15 thoughts on “Foxhole Friends

  1. Someone once said (you – my much smarter brother- probably know who, I was too lazy to look it up ) friends are here for a reason, a season or a lifetime, and how true it is. You have realized much earlier what some never do, and put it so eloquently. I’m just glad we’re related, you can’t get rid of me that easily 🙂

    Love you,
    Your sister

  2. Nice post.

    I recently re-connected with a friend from high school, for the first time since 1975! It was great, but maybe because we’re both journalists so have shared experiences and reference points and because all the things we appreciated in one another then have not changed…

    I think this initial desire to hang onto friendships is distinctly Canadian. I am still friends with a few people there after 30 or more years, even if they have kids (I do not) and they are in Canada (and I am in the U.S. now) — while my American “friends” cycle through like crazy. I have lost three friends here I thought were very close and long-term through confrontations (while my Canadian friends have been willing and able to openly discuss and resolve a conflict). What’s up with that? If all you are supposed to do with a friend is woo-hoo and high-five them, no loss in my book…I find it very odd. Friendship, to me, is lifelong (at best), and a rare and lovely thing.

    I made three new friends in the past few years, and it’s much harder once you’re out of shared experiences and settings like the same school or office…

    • I think outside of the shared-experience pressure cooker, you have to go through a lot of beginner steps. Having the shared experience allows you to toss out a lot of this stuff, because you don’t have to ask them about their job, or their interests, or what they’re studying, because that’s pretty obvious.

      I thought about including confrontations in this too: some friendships are just wrought a little tougher, and made to withstand some rough patches. Others are just not as strong, and they’ll crack if the right problem comes up.

  3. Nicely put. I think I actually have 1 friend out my my high school group who I’ve been friends with since Kindergarten and am still friends with. 1 from that group that I probably met in grade 1. The other 4 or 5 I met in middle or high school, and even though we are globe-trotting, getting married, living further than 15 minutes from each other, and actually have vastly different interests/fields of study, we still manage to get together a few times a year as a group. Some have drifted apart more than others and for some it makes me sad, others I’m not stressing over it.

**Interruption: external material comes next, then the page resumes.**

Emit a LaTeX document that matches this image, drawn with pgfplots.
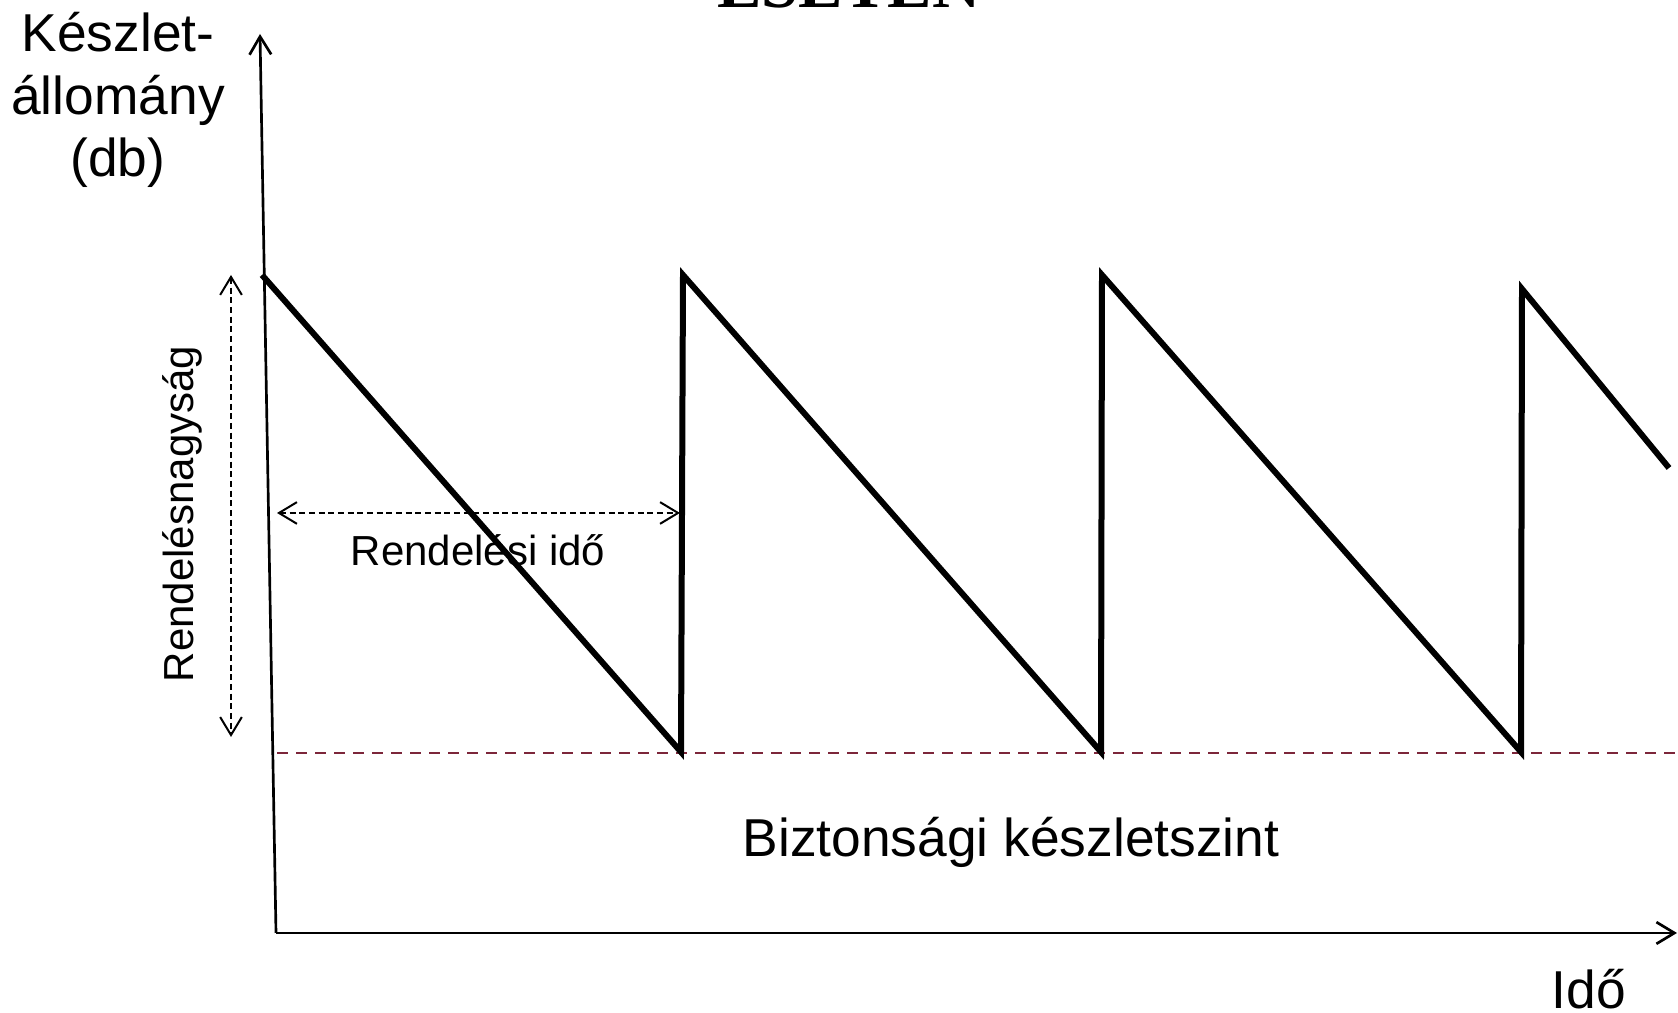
\documentclass[border=0pt]{standalone}
\usepackage{pgfplots}
\pgfplotsset{compat=1.18}
\usepackage{fontspec}
\setmainfont{Liberation Sans}
\newfontfamily\titlefont{Liberation Serif}
\usetikzlibrary{arrows.meta}
\definecolor{safety}{RGB}{124,38,58}
\begin{document}
\begin{tikzpicture}
\useasboundingbox (0,0) rectangle (503.4pt,303.9pt);
\begin{axis}[
  x=0.3pt, y=0.3pt,
  xmin=0, xmax=1678, ymin=0, ymax=1013,
  hide axis, clip=false,
  at={(0,0)}, anchor=south west,
]
% safety stock level
\addplot[safety, line width=0.8pt, dash pattern=on 3.4pt off 2.3pt] coordinates {(277,260) (1678,260)};
% inventory sawtooth
\addplot[black, line width=1.8pt, line join=miter] coordinates {
(262,738) (681,261) (683,738) (1101,261) (1102,738) (1521,261) (1522,724) (1669,545)};
% axes
\addplot[black, line width=0.8pt, -{Straight Barb[length=5.4pt,width=6.5pt]}] coordinates {(276,80) (260,979)};
\addplot[black, line width=0.8pt, -{Straight Barb[length=5.4pt,width=6.5pt]}] coordinates {(276,80) (1677,80)};
% order lead time arrow
\addplot[black, line width=0.6pt, dash pattern=on 1.8pt off 1.1pt, {Straight Barb[length=5.4pt,width=6.5pt]}-{Straight Barb[length=5.4pt,width=6.5pt]}] coordinates {(277,500) (680,500)};
% order quantity arrow
\addplot[black, line width=0.6pt, dash pattern=on 1.8pt off 1.1pt, {Straight Barb[length=5.4pt,width=6.5pt]}-{Straight Barb[length=5.4pt,width=6.5pt]}] coordinates {(231,738) (231,276)};
% texts
\node[anchor=base, inner sep=0pt, font=\fontsize{16}{19}\selectfont] at (axis cs:118,961) {Készlet-};
\node[anchor=base, inner sep=0pt, font=\fontsize{16}{19}\selectfont] at (axis cs:118,898) {állomány};
\node[anchor=base, inner sep=0pt, font=\fontsize{16}{19}\selectfont] at (axis cs:118,836) {(db)};
\node[rotate=90, inner sep=0pt, font=\fontsize{12.6}{15}\selectfont] at (axis cs:182,499) {Rendelésnagyság};
\node[inner sep=0pt, font=\fontsize{12.6}{15}\selectfont] at (axis cs:478,463) {Rendelési idő};
\node[inner sep=0pt, font=\fontsize{16}{19}\selectfont] at (axis cs:1011,171) {Biztonsági készletszint};
\node[anchor=base, inner sep=0pt, font=\fontsize{16}{19}\selectfont] at (axis cs:1589,4) {Idő};
\node[anchor=base, inner sep=0pt, font=\titlefont\bfseries\fontsize{20}{24}\selectfont] at (axis cs:849,1005) {ESETÉN};
\end{axis}
\end{tikzpicture}
\end{document}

    It’s actually funny that in high school of the two different social groups I was a part of, I remain connected more with the one in which we all are doing extremely different things with out lives. Whereas, the ‘music group’ people (who share an intense interest in my chosen field of study), I don’t actually see/talk with any of the anywhere other than Facebook and that is still rare. I never even really hung out with my university friends outside of school. I’ve just graduated and left the country, so I haven’t had much of a chance to hang out with them so far. I’m hoping I will, with some at least.

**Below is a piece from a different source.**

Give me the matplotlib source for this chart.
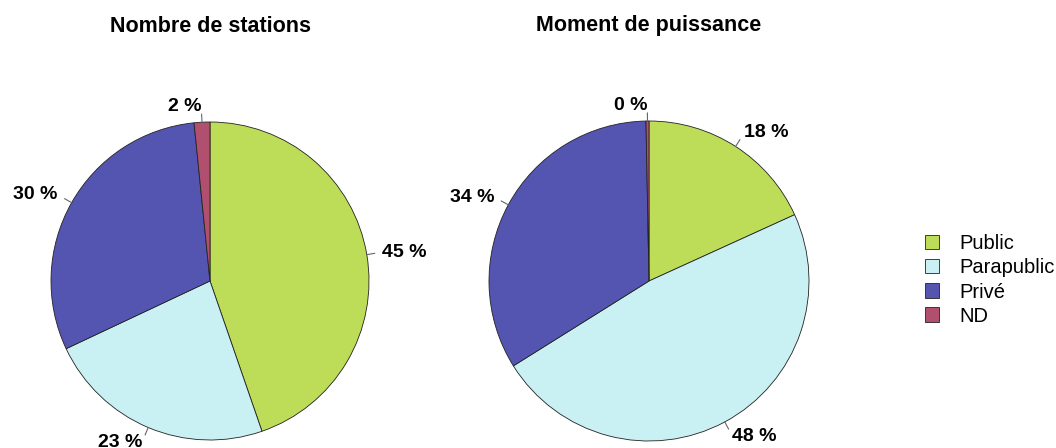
import numpy as np
import matplotlib.pyplot as plt

plt.rcParams['font.family'] = ['Liberation Sans', 'DejaVu Sans']

categories = ["Public", "Parapublic", "Privé", "ND"]
colors = ["#bddc58", "#c9f0f3", "#5455b0", "#b0506e"]

titles = ["Nombre de stations", "Moment de puissance"]
stations = [44.7, 23.3, 30.4, 1.6]
puissance = [18.2, 47.9, 33.6, 0.3]
labels_st = ["45 %", "23 %", "30 %", "2 %"]
labels_pu = ["18 %", "48 %", "34 %", "0 %"]

W, H = 1056, 448
fig = plt.figure(figsize=(W / 100, H / 100), dpi=100)


def draw_pie(cx, cy, r, values, labels, title):
    ax = fig.add_axes([(cx - r) / W, (H - cy - r) / H, 2 * r / W, 2 * r / H])
    wedges, texts = ax.pie(values, colors=colors, startangle=90, counterclock=False,
                           labels=labels, labeldistance=1.1,
                           wedgeprops=dict(edgecolor="#222222", linewidth=0.6),
                           textprops=dict(fontsize=14, fontweight="bold"))
    for w in wedges:
        a = np.deg2rad((w.theta1 + w.theta2) / 2)
        ax.plot([np.cos(a), 1.05 * np.cos(a)], [np.sin(a), 1.05 * np.sin(a)],
                color="#666666", lw=0.8, clip_on=False)
    ax.set_xlim(-1, 1)
    ax.set_ylim(-1, 1)
    ax.set_aspect("equal")
    ax.axis("off")
    fig.text(cx / W, 1 - 26 / H, title, ha="center", va="center",
             fontsize=15.5, fontweight="bold")
    return wedges


wedges = draw_pie(210, 281, 159, stations, labels_st, titles[0])
draw_pie(649, 281, 160, puissance, labels_pu, titles[1])

fig.legend(wedges, categories, loc="center left", bbox_to_anchor=(925 / W, 1 - 280 / H),
           frameon=False, fontsize=14.5, handlelength=0.7, handleheight=0.7,
           handletextpad=1.0, labelspacing=0.25, borderpad=0, borderaxespad=0)

fig.savefig("out.png", dpi=100)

    By the way, if you don’t mind me asking (I seem to ask a lot), which teacher’s college did you go to? And in which province?

    • Yeah, the people you get as lifers are not always who you expect. You’re certain that you’re going to stay connected to some people forever, and then suddenly you’re still close friends with completely different people, years after. Most of my university friends are also long gone (I commuted), but teacher’s college kept us together almost every single day when I was there, so I became a lot closer with people from there.

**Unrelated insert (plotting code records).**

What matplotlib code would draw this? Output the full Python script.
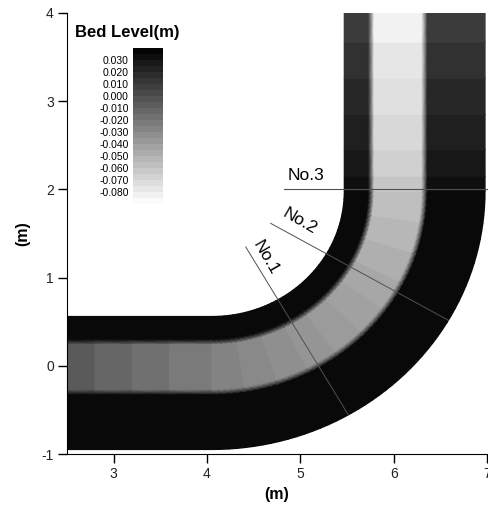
import numpy as np
import matplotlib
matplotlib.use('Agg')
import matplotlib.pyplot as plt
from matplotlib.colors import Normalize

plt.rcParams['font.family'] = ['Liberation Sans', 'DejaVu Sans']
plt.rcParams['axes.unicode_minus'] = False

# ---- channel geometry (m) ----
xc, yc = 4.05, 1.98          # centre of the 90 deg bend
r_in, width = 1.42, 1.51     # inner bank radius, channel width

# streamwise cell edges of the three reaches
lower_x = [2.5, 2.8, 3.2, 3.6, 4.05]
bend_deg = [-90, -81, -72, -63, -54, -45, -36, -27, -18, -9, 0]
upper_y = [1.98, 2.15, 2.45, 2.85, 3.26, 3.67, 4.0]

# bed level in the scour trough and on the bank bars, per cell (m)
lower_trough = [-0.006, -0.012, -0.017, -0.022]
bend_trough = [-0.027, -0.030, -0.033, -0.036, -0.039, -0.042, -0.045, -0.049, -0.053, -0.057]
upper_trough = [-0.061, -0.066, -0.070, -0.074, -0.077, -0.083]
lower_bank = [0.035, 0.035, 0.035, 0.035]
bend_bank = [0.035, 0.035, 0.035, 0.035, 0.035, 0.035, 0.035, 0.035, 0.035, 0.035]
upper_bank = [0.032, 0.028, 0.024, 0.020, 0.015, 0.010]

# cross-section: distance from inner bank and share of trough level
cross_n = [0.0, 0.26, 0.32, 0.83, 0.89, 1.51]
cross_w = [0.0, 0.0, 1.0, 1.0, 0.0, 0.0]

# legend
cbar_ticks = [0.030, 0.020, 0.010, 0.000, -0.010, -0.020, -0.030,
              -0.040, -0.050, -0.060, -0.070, -0.080]
vmin, vmax = -0.09, 0.04

# measuring sections: name, angle in bend (deg)
sec_names = ['No.1', 'No.2']
sec_deg = [-60, -30]
sec3_y = 2.0

n = np.array(cross_n)
w = np.array(cross_w)
r = r_in + n

X, Y, Z = [], [], []


def add_row(px, py, trough, bank):
    X.append(px)
    Y.append(py)
    Z.append(bank + (trough - bank) * w)


for i in range(len(lower_x) - 1):
    for x in (lower_x[i], lower_x[i + 1]):
        add_row(np.full_like(n, x), yc - r, lower_trough[i], lower_bank[i])

for i in range(len(bend_deg) - 1):
    for a in np.radians(np.linspace(bend_deg[i], bend_deg[i + 1], 6)):
        add_row(xc + r * np.cos(a), yc + r * np.sin(a), bend_trough[i], bend_bank[i])

for i in range(len(upper_y) - 1):
    for y in (upper_y[i], upper_y[i + 1]):
        add_row(xc + r, np.full_like(n, y), upper_trough[i], upper_bank[i])

X, Y, Z = np.array(X), np.array(Y), np.array(Z)

fig = plt.figure(figsize=(4.89, 5.12), dpi=100)
ax = fig.add_axes([67 / 489, 1 - 454 / 512, 420 / 489, 441 / 512])

norm = Normalize(vmin=vmin, vmax=vmax)
ax.pcolormesh(X, Y, Z, shading='gouraud', cmap='gray_r', norm=norm)

# section lines
lc = '#505050'
for name, d in zip(sec_names, sec_deg):
    a = np.radians(d)
    rr = np.array([0.73, r_in + width])
    ax.plot(xc + rr * np.cos(a), yc + rr * np.sin(a), color=lc, lw=0.7)
ax.plot([4.82, 7.0], [sec3_y, sec3_y], color=lc, lw=0.8, clip_on=False)

ax.text(4.63, 1.22, 'No.1', rotation=-60, fontsize=12.5, ha='center', va='center',
        rotation_mode='anchor')
ax.text(4.99, 1.64, 'No.2', rotation=-30, fontsize=12.5, ha='center', va='center',
        rotation_mode='anchor')
ax.text(5.06, 2.16, 'No.3', fontsize=12.5, ha='center', va='center')

ax.set_xlim(2.5, 7)
ax.set_ylim(-1, 4)
ax.set_xticks([3, 4, 5, 6, 7])
ax.set_yticks([-1, 0, 1, 2, 3, 4])
for s in ('top', 'right'):
    ax.spines[s].set_visible(False)
ax.tick_params(direction='out', length=6.5, width=1, labelsize=10, pad=3,
               labelcolor='#222222')
ax.set_xlabel('(m)', fontsize=11.5, fontweight='bold', labelpad=4)
ax.set_ylabel('(m)', fontsize=11.5, fontweight='bold', labelpad=8)

# stepped legend bar
levels = np.linspace(vmin, vmax, 27)
centers = (levels[:-1] + levels[1:]) / 2
cax = fig.add_axes([133 / 489, 1 - 204 / 512, 30 / 489, 156 / 512])
cax.pcolormesh([0, 1], levels, centers.reshape(-1, 1), cmap='gray_r', norm=norm)
cax.set_ylim(vmin, vmax)
cax.set_xticks([])
cax.set_yticks(cbar_ticks)
cax.set_yticklabels([f'{t:.3f}' for t in cbar_ticks])
cax.tick_params(length=0, pad=3, labelsize=7.5)
for s in cax.spines.values():
    s.set_visible(False)
fig.text(75 / 489, 1 - 33 / 512, 'Bed Level(m)', fontsize=12, fontweight='bold',
         va='center', ha='left')

fig.savefig('out.png', dpi=100)
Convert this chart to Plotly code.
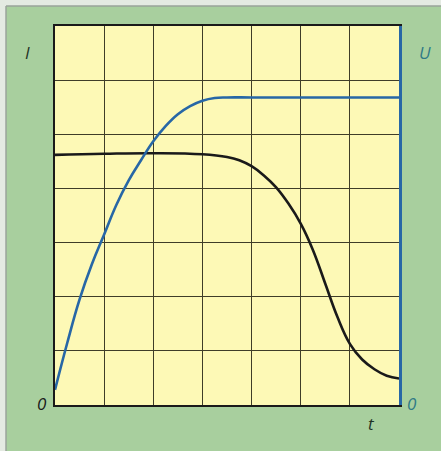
import plotly.graph_objects as go

# time axis in grid divisions
t_u = [0, 0.25, 0.5, 0.75, 1.0, 1.25, 1.5, 1.75, 2.0, 2.25, 2.5, 2.75, 3.0, 3.25, 3.5, 4.0, 5.0, 6.0, 7.0]
u_vals = [0.28, 1.15, 1.95, 2.6, 3.15, 3.7, 4.15, 4.52, 4.87, 5.15, 5.37, 5.52, 5.62, 5.67, 5.68,
          5.68, 5.68, 5.68, 5.68]

t_i = [0, 1.0, 2.0, 3.0, 3.5, 3.75, 4.0, 4.25, 4.5, 4.75, 5.0, 5.25, 5.5, 5.75, 6.0, 6.25, 6.5, 6.75, 7.0]
i_vals = [4.62, 4.64, 4.65, 4.63, 4.58, 4.52, 4.41, 4.24, 4.02, 3.72, 3.35, 2.86, 2.24, 1.62, 1.13,
          0.84, 0.66, 0.54, 0.49]

GREEN = "#a8cf9e"
YELLOW = "#fdf9b6"
GRID = "#3f3d28"
BLUE = "#2767a6"
TEAL = "#2f7a86"

fig = go.Figure()
fig.add_trace(go.Scatter(x=t_i, y=i_vals, mode="lines", line=dict(color="#1a1a1a", width=2.6, shape="spline", smoothing=1.2)))
fig.add_trace(go.Scatter(x=t_u, y=u_vals, mode="lines", yaxis="y2", line=dict(color=BLUE, width=2.6, shape="spline", smoothing=1.2)))

axis_common = dict(range=[0, 7], dtick=1, showticklabels=False, ticks="", showgrid=True,
                   gridcolor=GRID, gridwidth=1.2, zeroline=False, fixedrange=True)

fig.update_layout(
    width=441, height=451,
    margin=dict(l=55, r=42, t=26, b=46),
    paper_bgcolor=GREEN, plot_bgcolor=YELLOW,
    showlegend=False,
    xaxis=dict(**axis_common, showline=True, linecolor="#1a1a1a", linewidth=2, mirror=True),
    yaxis=dict(**axis_common, showline=True, linecolor="#1a1a1a", linewidth=2),
    yaxis2=dict(range=[0, 7], overlaying="y", side="right", showticklabels=False, ticks="",
                showgrid=False, zeroline=False, showline=True, linecolor=BLUE, linewidth=2.5),
    font=dict(family="Open Sans, Arial, sans-serif"),
)

# light strip outside the green frame, plus thin frame edge
fig.add_shape(type="rect", xref="paper", yref="paper", x0=-0.17, x1=-0.1424, y0=-0.13, y1=1.08,
              fillcolor="#e4eae2", line_width=0, layer="below")
fig.add_shape(type="rect", xref="paper", yref="paper", x0=-0.17, x1=1.14, y0=1.0528, y1=1.08,
              fillcolor="#e4eae2", line_width=0, layer="below")
fig.add_shape(type="line", xref="paper", yref="paper", x0=-0.1424, x1=-0.1424, y0=-0.13, y1=1.0528,
              line=dict(color="#9aa39a", width=1.5))
fig.add_shape(type="line", xref="paper", yref="paper", x0=-0.1424, x1=1.14, y0=1.0528, y1=1.0528,
              line=dict(color="#9aa39a", width=1.5))

labels = [
    ("I", -0.0785, 0.929, "#1f3326"),
    ("U", 1.0756, 0.929, TEAL),
    ("0", -0.038, 0.003, "#1a1a1a"),
    ("0", 1.038, 0.003, TEAL),
    ("t", 0.9215, -0.0475, "#1f3326"),
]
for txt, xp, yp, col in labels:
    fig.add_annotation(text=f"<i>{txt}</i>", x=xp, y=yp, xref="paper", yref="paper",
                       showarrow=False, font=dict(size=17, color=col), xanchor="center", yanchor="middle")

fig.write_html("out.html", config={"displayModeBar": False},
               post_script="document.body.style.margin='0';")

      I attended the Ontario Institute for Studies in Education (OISE), the ed. faculty at University of Toronto.

  4. Wow. This is so completely well put. I have a problem of feeling guilty that I haven’t kept in touch with people. And I recently cleaned the “detritus” of my facebook page. I really enjoy your writing and look forward to following you through your next year in Korea! I am considering applying myself.

    • I’ve tried to get over the guilt, at this point, because there’s simply too many people I’ve lost contact with. As with this post, I’m trying to reframe it in my mind and not get too bummed.

      Thank you! By all means, check through the archives, I’ve already written a stupid amount about what I do here, and there is always more to come.

  5. You have your grandmothers gift of writing. Your aunt is one of my best friends and your mom went to school with my sister. I am enjoying your posts. Enjoy yourself.

  6. Michael, you definitely struck a cord with this post and it is something we all contemplate at some point in our lives – who are our friends and what does friendship mean. As your sister put it, a reason, a season, a lifetime; sometimes these come together. A pen-pal of mine Tony from the 1960’s England is now your Uncle and his children are your cousins. And when you wrote this post, I was in Scotland with yet another friend who I met through Tony 41 years ago when I was hitch-hiking through Europe (yes you really could hitch-hike in those days). Anyway, a wise person once said to me that if you can count your true friends and fill one had you are a very rich person; I have always been fortunate to fill two hands without question. To top it off, you and I share some 40-50 immediate family members! I grew up in a time before e-mail and Blogs; I have often wondered if my list of lifelong friends might not have been even greater?


    • I think we’re from different generations in terms of use of e-mails and blogs. While I’m probably comparatively more plugged in, the social networking and emailing ends up being just a large, expansive network of acquaintances, and then later, people I’ve been too lazy to delete, or people I regret not emailing more frequently. There are some people definitely drifting into the lifelong column, but there’s a lot of friends I connect with through the internet that are very surfacey relationships.

      And you’re right, in that I can’t underestimate the value of family friendships in here. At the very least, most of them will never be able to get away.